I promised yesterday that I would post a trade if I get 11 new reviews. We are still a few short of my goal. Please CLICK HERE to review my blog on Investimonials. For those of you that have reviewed my blog, I appreciate your kind comments and the time you spent writing them. This means a lot to me and it inspires me.
In the spirit of things, I will post the trade with the hope that I will get a few more reviews today. I like buying the MCD June $92.50 calls. The company said a week ago that sales increased 7.5% (7.7% expected). Horrible weather in Europe was to blame. This is a temporary condition and it will soon correct itself. MCD has been posting great results and 4% growth in Europe is still strong. The new menus have been popular and MCD has been leading this rally. Asset Managers are searching for bargains and they will scoop up shares. Yesterday, the market was flat and MCD showed signs of life. The stock is at horizontal support and it is just above the long term trendline (see chart). It is also above the 200-day MA. The stock does not make big moves, it grinds higher. I want to go in the money (high delta) and I want to give it plenty of time to work. If the stock closes below $96, stop the trade out – GTC. Take partial profits at $99.50 and sell the rest when the stock reaches $101.

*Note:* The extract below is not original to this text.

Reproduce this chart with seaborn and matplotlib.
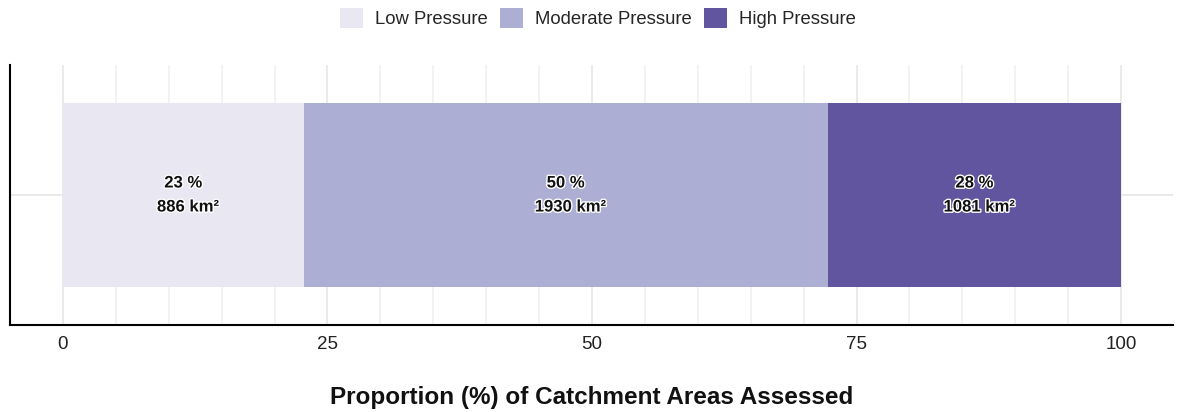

This has been a great week for the market. The S&P 500 broke out to new multi-year highs on Tuesday and bulls clearly have the momentum.
The market started to grind higher Tuesday and the FOMC statement provided a catalyst. The Fed said that the employment recovery is well under way and economic conditions are improving. They also mentioned that energy prices could spark inflation.
Before Tuesday’s close, UBS accidentally released the results of its stress test. That news fueled a 15 point S&P 500 rally in the last hour of trading. Asset Managers who were under allocated scrambled to get long and panic buying set in.
The bank stress test evaluated 19 of the largest banks in the US. Its goal was to determine how many financial institutions would be able to survive depression like economic conditions. All but four of the banks passed the test and those that didn’t are still very sound.
Economic releases continue to be strong. The Unemployment Report, ISM manufacturing, GDP and Chicago PMI all exceeded estimates in recent weeks. This morning, initial claims fell by 14,000, confirming steady job growth. Empire Manufacturing and the Philly Fed both exceeded estimates and hit levels not seen in more than a year. The PPI came in a little “hot” at .4% and it was largely driven by oil prices.
Tomorrow, industrial production, CPI and consumer confidence will be released. These numbers should be “market friendly”.
China’s inflation dropped to its lowest level in years and the PBOC said that it will lower bank reserve requirements. This easing will put a bid under their market and commodity stocks should start to strengthen in coming months.
European banks gobbled up ECB loans and credit concerns are temporarily pacified. Sovereign bond auctions have gone well and Spain’s €3 billion sale had a bid to cover of 4. Out of all of the market “drivers”, this is by far the biggest.
I don’t see any speed bumps next week. The economic releases are fairly light. FedEx will post its results and it is considered an economic barometer. The transportation sector has lagged during this rally and this could be the news it needs.
Stock valuations are attractive and Asset Managers are rotating out of fixed income and into equities. Interest rates are starting to creep higher and from my perspective, that is a good sign.
I am long calls and I am not hedged. Each day I am evaluating my positions and I am ratcheting up my stops. I don’t believe we will get a surprise decline, but I want to be prepared.
The market still has a couple of good rallies left in it before the momentum stalls. As we approach SPY 145, I will start to take profits.
Look for a gradual grind higher throughout the day.